By then, essentially, the horse race was over, suddenly as old as a $2 win ticket on Alysheba, and Bet Twice stretched the gap to finish with a respectable time of 2:28[1/5]. If such a scenario had seemed highly improbable only minutes earlier, it was certainly not out of the question, particularly given the imponderables that so often shape the Belmont. After all, at 1½ miles the race is the longest of the spring classics by 440 yards, and as the last race in the Triple Grind, it often signals that a horse has made one too many trips to the well. This year, however, other questions made the Belmont even more difficult to figure.
The most vexing question of all involved Lasix, a medication used to prevent respiratory bleeding. In his last four races, including the Kentucky Derby and Preakness victories, Alysheba had run on Lasix. In New York, which does not permit the use of the medication, he was compelled to run without it.
The colt's trainer, Jack Van Berg, had soft-pedaled the significance of Alysheba running drug free, but he also hedged his bets during the week before the race. "I think maybe we're past the bleeding," Van Berg said. "I'm hoping we're past it. Hell, I don't know. Can't swear we're past it. Nobody can tell you what makes a horse bleed."
Because horses coming off the drug often suffer a decline in performance, the Lasix question commanded much attention among serious handicappers. So, too, did the presence in the race of Gone West, a colt widely viewed as, at best, a middle-distance horse who appeared to have as much of a taste for the Belmont's 12 furlongs as he had for steak tartare. In the hands of anyone else he would have stirred little interest, but Gone West happened to be trained by Woody Stephens, who had won the last five Belmont Stakes—a feat of horsemanship unsurpassed in the game's history.
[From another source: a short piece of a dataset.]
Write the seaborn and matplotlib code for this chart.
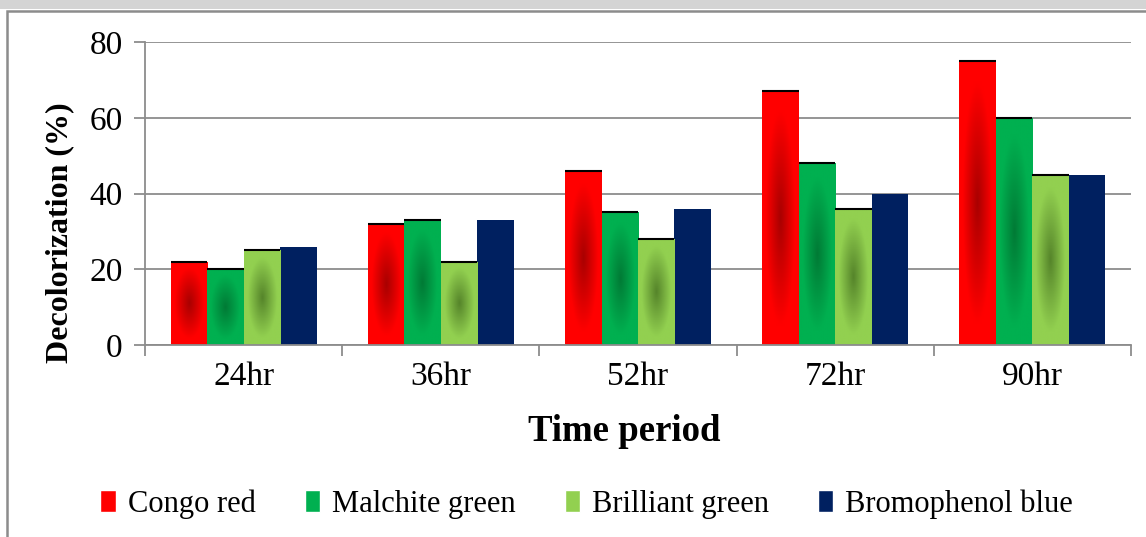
import numpy as np
import pandas as pd
import matplotlib
matplotlib.use("Agg")
import matplotlib.pyplot as plt
import seaborn as sns
from matplotlib.patches import Patch, Rectangle
from matplotlib.colors import to_rgb

# data
time_periods = ["24hr", "36hr", "52hr", "72hr", "90hr"]
dyes = ["Congo red", "Malchite green", "Brilliant green", "Bromophenol blue"]
congo_red = [22, 32, 46, 67, 75]
malachite_green = [20, 33, 35, 48, 60]
brilliant_green = [25, 22, 28, 36, 45]
bromophenol_blue = [26, 33, 36, 40, 45]

df = pd.DataFrame({
    "time": time_periods * 4,
    "dye": sum([[d] * 5 for d in dyes], []),
    "value": congo_red + malachite_green + brilliant_green + bromophenol_blue,
})

edge_cols = ["#ff0000", "#00b050", "#92d050", "#002060"]
centre_cols = ["#a80000", "#007a35", "#55842a", "#002060"]

sns.set_theme(style="white")
plt.rcParams["font.family"] = ["Liberation Serif", "DejaVu Serif"]
plt.rcParams["text.color"] = "black"
plt.rcParams["axes.labelcolor"] = "black"
plt.rcParams["xtick.labelcolor"] = "black"
plt.rcParams["ytick.labelcolor"] = "black"

fig = plt.figure(figsize=(11.46, 5.37), dpi=100)
ax = fig.add_axes([145 / 1146, 1 - 345 / 537, (1131 - 145) / 1146, (345 - 42) / 537])

sns.barplot(data=df, x="time", y="value", hue="dye", hue_order=dyes,
            order=time_periods, palette=edge_cols, width=0.74,
            saturation=1, legend=False, ax=ax, linewidth=0)

# radial shading inside the bars, like the office-style gradient fill
yy, xx = np.mgrid[0:60, 0:60]
for i, dye in enumerate(dyes[:3]):
    c_edge = np.array(to_rgb(edge_cols[i]))
    c_mid = np.array(to_rgb(centre_cols[i]))
    for p in ax.containers[i].patches:
        x0, w, h = p.get_x(), p.get_width(), p.get_height()
        r = np.sqrt(((xx - 29.5) / 30) ** 2 + ((yy - 29.5) / 30) ** 2 * 0.9)
        t = np.clip(r * 1.25, 0, 1)[..., None]
        img = c_mid * (1 - t) + c_edge * t
        im = ax.imshow(img, extent=(x0, x0 + w, 0, h), aspect="auto",
                       origin="lower", zorder=p.get_zorder() + 0.1)
        im.set_clip_path(p)
        ax.hlines(h, x0, x0 + w, color="black", lw=1.5, zorder=p.get_zorder() + 0.2)

ax.set_xlim(-0.5, 4.5)
ax.set_ylim(0, 80)
ax.set_yticks([0, 20, 40, 60, 80])
ax.yaxis.grid(True, color="#8c8c8c", lw=1.3)
ax.set_axisbelow(True)
for s in ["top", "right"]:
    ax.spines[s].set_visible(False)
for s in ["left", "bottom"]:
    ax.spines[s].set_color("#8c8c8c")
    ax.spines[s].set_linewidth(1.3)

ax.tick_params(axis="y", left=True, length=8, width=1.3, color="#8c8c8c",
               labelsize=24, pad=8)
ax.set_xticks(np.arange(-0.5, 5, 1), minor=True)
ax.tick_params(axis="x", which="major", length=0, labelsize=24, pad=12)
ax.tick_params(axis="x", which="minor", bottom=True, length=8, width=1.3, color="#8c8c8c")

ax.set_xlabel("Time period", fontsize=26.5, fontweight="bold")
ax.set_ylabel("Decolorization (%)", fontsize=23, fontweight="bold")
ax.xaxis.set_label_coords(0.486, -0.228)
ax.yaxis.set_label_coords(-0.072, 0.37)

handles = [Patch(facecolor=c) for c in edge_cols]
fig.legend(handles, dyes, loc="center", bbox_to_anchor=(0.512, 1 - 504 / 537),
           ncol=4, frameon=False, fontsize=22, handlelength=0.5,
           handleheight=0.7, handletextpad=0.4, columnspacing=1.6)

# page header strip and chart border
fig.patches.append(Rectangle((0, 1 - 9 / 537), 1, 9 / 537, transform=fig.transFigure,
                             facecolor="#d4d4d4", edgecolor="none"))
fig.patches.append(Rectangle((7 / 1146, -0.05), 1.1, 1.05 - 11 / 537, transform=fig.transFigure,
                             facecolor="none", edgecolor="#8c8c8c", lw=1.8))

fig.savefig("out.png", dpi=100)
"You can run but you can't hide," the Wood Man said the morning of the Belmont. "I know what it takes to get that horse [Alysheba] beat. If the pace is slow enough, he can get beat. I think Van Berg will be well entertained."
It was Stephens and Van Berg who did all the entertaining in the days leading up to the Belmont. Together, they appeared at press functions and performed a talking duet for national television. It was Hall of Famer Van Berg, the tall, 51-year-old Midwesterner, going after the 12th Triple Crown, and Hall of Famer Stephens, the wizened, 73-year-old Easterner, shooting for his sixth straight Belmont Stakes. The Jack and Woody show, featuring two down-home country wits, played to raves.
"I feel like I'm going against John Wayne and Barry Fitzgerald," said Leroy Jolley, trainer of Belmont contenders Gulch and Leo Castelli.
While the show went on in New York, trainer Jimmy Croll kicked back at Monmouth Park in New Jersey and waited, watching Bet Twice prosper at his home stable. Out of the limelight, the horse was largely ignored. "He only got beat a total of a length and a quarter in the Derby and Preakness, and everybody has totally forgotten about him," Croll said. "If it weren't for that length and a quarter, he'd be top dog."
Perret was riding the colt in the mornings and listening to the ticking of the clock. "I'm not saying this horse is going to win Saturday," the jockey said. "If Alysheba is a hundred percent, and Bet Twice is a hundred percent, Alysheba is a half-length better. But who's to say Alysheba is going to be a hundred percent? It could be the Lasix. It could be the heat. It could be anything. And if he isn't a hundred percent, we're going to be there waiting for him."
The jockey sensed that his horse was a loaded gun. The day before the Belmont, after working him three-eighths of a mile in 36 seconds, Perret called Levy in his room at the Waldorf in New York. Levy's wife answered. "Cissie," Perret said, "he did it this morning just right. He was full of himself. Look out, here we come!"